Provides an overview of the guide.

Pentaho Data Integration (PDI) is a flexible tool that allows you to collect data from disparate sources such as databases, files, and applications, and turn the data into a unified format that is accessible and relevant to end users. PDI provides the Extraction, Transformation, and Loading (ETL) engine that facilitates the process of capturing the right data, cleansing the data, and storing the data using a uniform and consistent format.

PDI provides support for slowly changing dimensions, and surrogate key for data warehousing, allows data migration between databases and application, is flexible enough to load giant datasets, and can take full advantage of cloud, clustered, and massively parallel processing environments. You can cleanse your data using transformation steps that range from very simple to very complex. Finally, you can leverage ETL as the data source for Pentaho Reporting.

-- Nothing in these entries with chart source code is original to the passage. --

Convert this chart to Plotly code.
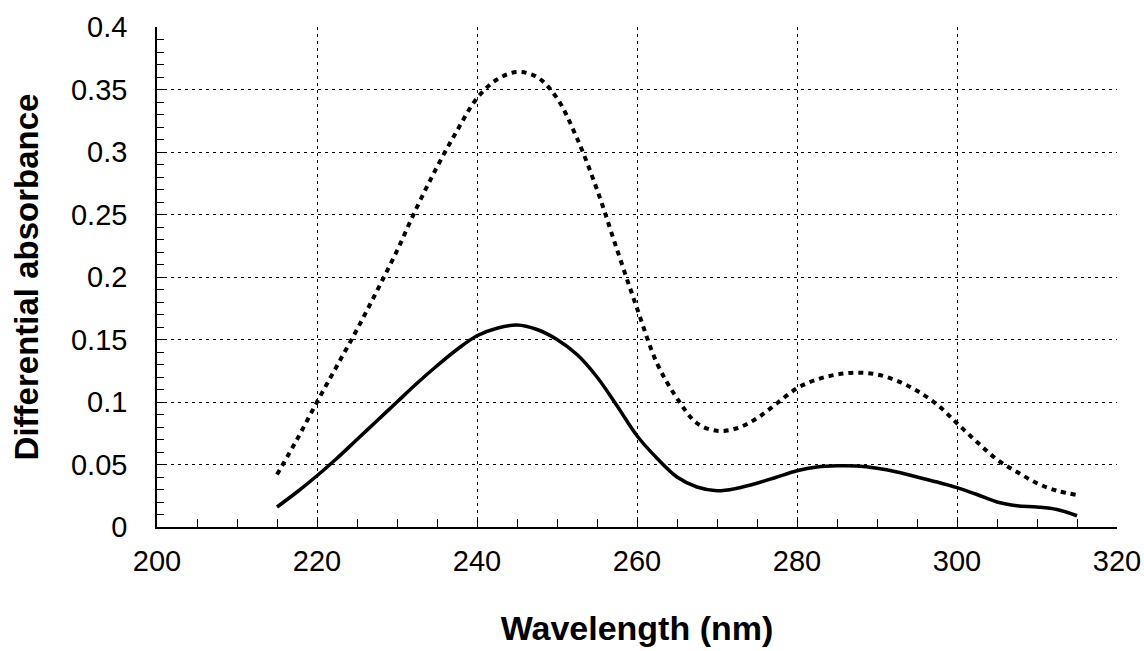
import plotly.graph_objects as go

wavelength = [215, 217.5, 220, 222.5, 225, 227.5, 230, 232.5, 235, 237.5, 240, 242.5,
              245, 247.5, 250, 252.5, 255, 257.5, 260, 262.5, 265, 267.5, 270, 272.5,
              275, 277.5, 280, 282.5, 285, 287.5, 290, 292.5, 295, 297.5, 300, 302.5,
              305, 307.5, 310, 312.5, 315]

solid_absorbance = [0.016, 0.028, 0.041, 0.055, 0.070, 0.085, 0.100, 0.115, 0.129, 0.142,
                    0.153, 0.159, 0.1616, 0.158, 0.150, 0.138, 0.120, 0.097, 0.073, 0.055,
                    0.040, 0.032, 0.029, 0.031, 0.035, 0.040, 0.045, 0.048, 0.049, 0.0488,
                    0.047, 0.044, 0.040, 0.036, 0.0315, 0.026, 0.020, 0.017, 0.016, 0.014,
                    0.009]

dotted_absorbance = [0.042, 0.070, 0.100, 0.129, 0.158, 0.189, 0.221, 0.256, 0.288, 0.317,
                     0.343, 0.358, 0.364, 0.360, 0.343, 0.311, 0.270, 0.222, 0.175, 0.131,
                     0.103, 0.083, 0.077, 0.079, 0.087, 0.099, 0.111, 0.118, 0.122, 0.1235,
                     0.122, 0.117, 0.109, 0.098, 0.083, 0.068, 0.054, 0.044, 0.035, 0.029,
                     0.0256]

FONT = "Liberation Sans, Arial, sans-serif"

fig = go.Figure()
fig.add_trace(go.Scatter(x=wavelength, y=dotted_absorbance, mode="lines",
                         line=dict(color="black", width=4, dash="5px,5px", shape="spline"),
                         showlegend=False))
fig.add_trace(go.Scatter(x=wavelength, y=solid_absorbance, mode="lines",
                         line=dict(color="black", width=3.5, shape="spline"),
                         showlegend=False))

fig.update_layout(
    width=1144, height=651,
    margin=dict(l=157, r=27, t=27, b=124),
    paper_bgcolor="white", plot_bgcolor="white",
    font=dict(family=FONT, color="black", size=29),
    xaxis=dict(
        range=[200, 320], dtick=20, tick0=200,
        showgrid=True, gridcolor="black", gridwidth=1, griddash="3px,4px",
        showline=True, linecolor="black", linewidth=1.5,
        ticks="inside", ticklen=8, tickcolor="black", tickwidth=1,
        minor=dict(dtick=5, ticks="inside", ticklen=8, tickcolor="black", tickwidth=1, showgrid=False),
        tickfont=dict(size=29, family=FONT),
        ticklabelstandoff=7,
        title=dict(text="<b>Wavelength (nm)</b>", font=dict(size=34, family=FONT), standoff=41),
        zeroline=False, automargin=False,
    ),
    yaxis=dict(
        range=[0, 0.4], dtick=0.05, tick0=0,
        showgrid=True, gridcolor="black", gridwidth=1, griddash="3px,4px",
        showline=True, linecolor="black", linewidth=1.5,
        ticks="inside", ticklen=7, tickcolor="black", tickwidth=1,
        minor=dict(dtick=0.01, ticks="inside", ticklen=7, tickcolor="black", tickwidth=1, showgrid=False),
        tickfont=dict(size=29, family=FONT),
        ticklabelstandoff=22,
        title=dict(text="<b>Differential absorbance</b>", font=dict(size=33, family=FONT), standoff=22),
        zeroline=False, automargin=False,
    ),
)

fig.write_html("out.html", config={"displayModeBar": False},
               post_script="document.body.style.margin='0';document.body.style.overflow='hidden';")
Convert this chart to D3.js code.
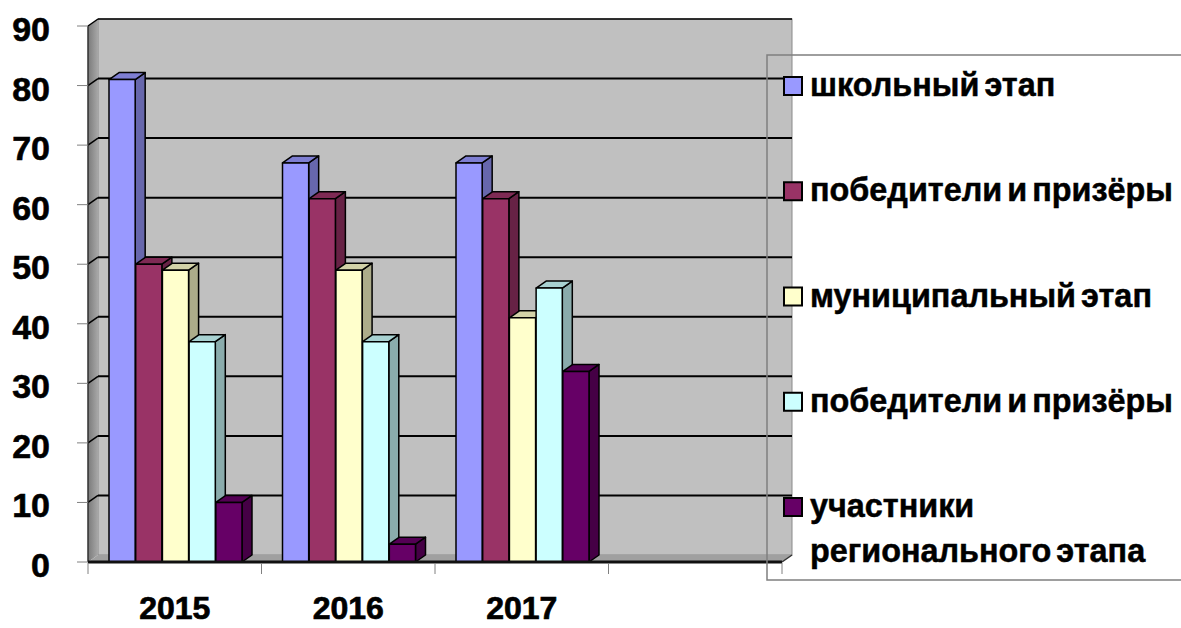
<!DOCTYPE html>
<html>
<head>
<meta charset="utf-8">
<script src="https://cdn.jsdelivr.net/npm/d3@7"></script>
<style>
	html, body { margin: 0; padding: 0; background: #fff; }
	svg { display: block; }
	text { font-family: "Liberation Sans", Arial, sans-serif; font-weight: bold; fill: #000; }
</style>
</head>
<body>
<svg id="chart" width="1181" height="628"></svg>
<script>
// categories (the 4th slot is empty in the original chart)
const years = ['2015', '2016', '2017', '']
const yTicks = [0, 10, 20, 30, 40, 50, 60, 70, 80, 90]

const seriesNames = [
	'школьный этап',
	'победители и призёры',
	'муниципальный этап',
	'победители и призёры',
	'участники\nрегионального этапа',
]
const seriesColors = ['#9999ff', '#993366', '#ffffcc', '#ccffff', '#660066']

const schoolStage = [81, 67, 67]
const schoolWinners = [50, 61, 61]
const municipalStage = [49, 49, 41]
const municipalWinners = [37, 37, 46]
const regionalStage = [10, 3, 32]

const seriesValues = [schoolStage, schoolWinners, municipalStage, municipalWinners, regionalStage]

const svg = d3.select('#chart')

// 3d depth offset of the walls / bars
const DX = 10
const DY = -7

const x = d3.scaleBand().domain(years).range([88, 782])
const xs = d3.scaleBand().domain(d3.range(seriesNames.length)).range([21, 154]).paddingInner(0.02)
const y = d3.scaleLinear().domain([0, 90]).range([562, 26])

const x0 = x.range()[0]
const x1 = x.range()[1]

const defs = svg.append('defs')
const grad = defs.append('linearGradient').attr('id', 'sideWall')
grad.append('stop').attr('offset', '0%').attr('stop-color', '#7a7a7a')
grad.append('stop').attr('offset', '100%').attr('stop-color', '#a8a8a8')

const poly = pts => 'M' + pts.map(p => p.join(',')).join('L') + 'Z'

// back wall
svg.append('rect')
	.attr('x', x0 + DX).attr('y', y(90) + DY)
	.attr('width', x1 - x0).attr('height', y(0) - y(90))
	.attr('fill', '#c0c0c0')
	.attr('stroke', '#8a8a8a')

// left wall
svg.append('path')
	.attr('d', poly([[x0, y(90)], [x0 + DX, y(90) + DY], [x0 + DX, y(0) + DY], [x0, y(0)]]))
	.attr('fill', 'url(#sideWall)')

// floor
svg.append('path')
	.attr('d', poly([[x0, y(0)], [x0 + DX, y(0) + DY], [x1 + DX, y(0) + DY], [x1, y(0)]]))
	.attr('fill', '#a0a0a0')

// gridlines on back + left wall
const grid = svg.append('g')
yTicks.filter(d => d > 0).forEach(d => {
	grid.append('line')
		.attr('x1', x0 + DX).attr('x2', x1 + DX)
		.attr('y1', y(d) + DY).attr('y2', y(d) + DY)
		.attr('stroke', '#000').attr('stroke-width', d === 90 ? 1.5 : 2)
	grid.append('line')
		.attr('x1', x0).attr('x2', x0 + DX)
		.attr('y1', y(d)).attr('y2', y(d) + DY)
		.attr('stroke', '#000').attr('stroke-width', 1.5)
})

// left wall front edge
svg.append('line')
	.attr('x1', x0).attr('x2', x0)
	.attr('y1', y(90)).attr('y2', y(0))
	.attr('stroke', '#303030').attr('stroke-width', 1.5)

// y axis tick marks + labels
const yAxis = svg.append('g')
yTicks.forEach(d => {
	yAxis.append('line')
		.attr('x1', x0 - 11).attr('x2', x0)
		.attr('y1', y(d)).attr('y2', y(d))
		.attr('stroke', '#808080')
	yAxis.append('text')
		.attr('x', 50).attr('y', y(d) + 3)
		.attr('text-anchor', 'end')
		.attr('dominant-baseline', 'central')
		.style('font-size', '34px')
		.style('stroke', '#000').style('stroke-width', 0.6)
		.text(d)
})

// bars, drawn left to right so front faces overlap the previous side faces
const bars = svg.append('g')
years.forEach((yr, ci) => {
	seriesValues.forEach((vals, si) => {
		const v = vals[ci]
		if (v === undefined) return
		const bx0 = x(yr) + xs(si)
		const bx1 = bx0 + xs.bandwidth()
		const top = y(v)
		const base = y(0)
		const c = d3.color(seriesColors[si])
		const g = bars.append('g')
			.attr('stroke', '#000').attr('stroke-width', 1.5).attr('stroke-linejoin', 'round')
		g.append('path')
			.attr('d', poly([[bx1, top], [bx1 + DX, top + DY], [bx1 + DX, base + DY], [bx1, base]]))
			.attr('fill', c.darker(1.1))
		g.append('path')
			.attr('d', poly([[bx0, top], [bx0 + DX, top + DY], [bx1 + DX, top + DY], [bx1, top]]))
			.attr('fill', c.darker(0.55))
		g.append('rect')
			.attr('x', bx0).attr('y', top)
			.attr('width', bx1 - bx0).attr('height', base - top)
			.attr('fill', c)
	})
})

// floor front edge + right end
svg.append('line')
	.attr('x1', x0).attr('x2', x1)
	.attr('y1', y(0)).attr('y2', y(0))
	.attr('stroke', '#111').attr('stroke-width', 3)
svg.append('line')
	.attr('x1', x1).attr('x2', x1 + DX)
	.attr('y1', y(0)).attr('y2', y(0) + DY)
	.attr('stroke', '#333').attr('stroke-width', 1.5)

// category ticks + labels
const xAxis = svg.append('g')
x.domain().concat(['__end']).forEach((d, i) => {
	const px = i < years.length ? x(d) : x1
	xAxis.append('line')
		.attr('x1', px).attr('x2', px)
		.attr('y1', y(0) + 1).attr('y2', y(0) + 12)
		.attr('stroke', '#808080')
})
years.forEach(d => {
	xAxis.append('text')
		.attr('x', x(d) + x.bandwidth() / 2)
		.attr('y', 608)
		.attr('text-anchor', 'middle')
		.attr('dominant-baseline', 'central')
		.style('font-size', '32px')
		.style('stroke', '#000').style('stroke-width', 0.7)
		.text(d)
})

// legend
const legend = svg.append('g')
legend.append('rect')
	.attr('x', 767).attr('y', 55)
	.attr('width', 430).attr('height', 525)
	.attr('fill', 'none')
	.attr('stroke', '#7f7f7f').attr('stroke-width', 1.5)

const legendY = d3.scaleLinear().domain([0, seriesNames.length - 1]).range([76, 497])
const legendTexts = []
seriesNames.forEach((name, i) => {
	const ly = legendY(i)
	legend.append('rect')
		.attr('x', 784).attr('y', ly + 1)
		.attr('width', 18).attr('height', 18)
		.attr('fill', seriesColors[i])
		.attr('stroke', '#000').attr('stroke-width', 2)
	name.split('\n').forEach((line, li) => {
		const t = legend.append('text')
			.attr('x', 810).attr('y', ly + 20 + li * 45)
			.style('font-size', '33px')
			.style('word-spacing', '-4px')
			.style('stroke', '#000').style('stroke-width', 0.5)
			.text(line)
		legendTexts.push(t)
	})
})

// original font is narrower than Liberation Sans: compress uniformly
const ref = legendTexts[1].node().getComputedTextLength()
const k = 363 / ref
legendTexts.forEach(t => {
	const w = t.node().getComputedTextLength()
	t.attr('textLength', w * k).attr('lengthAdjust', 'spacingAndGlyphs')
})
</script>
</body>
</html>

Note: Dimension is a data warehousing term that refers to logical groupings of data such as product, customer, or geographical information. Slowly Changing Dimensions (SCD) are dimensions that contain data that changes slowly over time. For example, in most instances, employee job titles change slowly over time.

Common Uses of Pentaho Data Integration Include:

  • Data migration between different databases and applications
  • Loading huge data sets into databases taking full advantage of cloud, clustered and massively parallel processing environments
  • Data Cleansing with steps ranging from very simple to very complex transformations
  • Data Integration including the ability to leverage real-time ETL as a data source for Pentaho Reporting
  • Data warehouse population with built-in support for slowly changing dimensions and surrogate key creation (as described above)

Audience and Assumptions

This section is written for IT managers, database administrators, and Business Intelligence solution architects who have intermediate to advanced knowledge of ETL and Pentaho Data Integration Enterprise Edition features and functions.

You must have installed Pentaho Data Integration to examine some of the step-related information included in this document.

If you are novice user, Pentaho recommends that you start by following the exercises in Getting Started with Pentaho Data Integration available in the Pentaho InfoCenter. You can return to this document when you have mastered some of the basic skills required to work with Pentaho Data Integration.

What this Section Covers

This document provides you with information about the most commonly used steps. For more information about steps, see Matt Caster's blog and the Pentaho Data Integration wiki.

Refer to Administer DI Server for information about administering PDI and configuring security.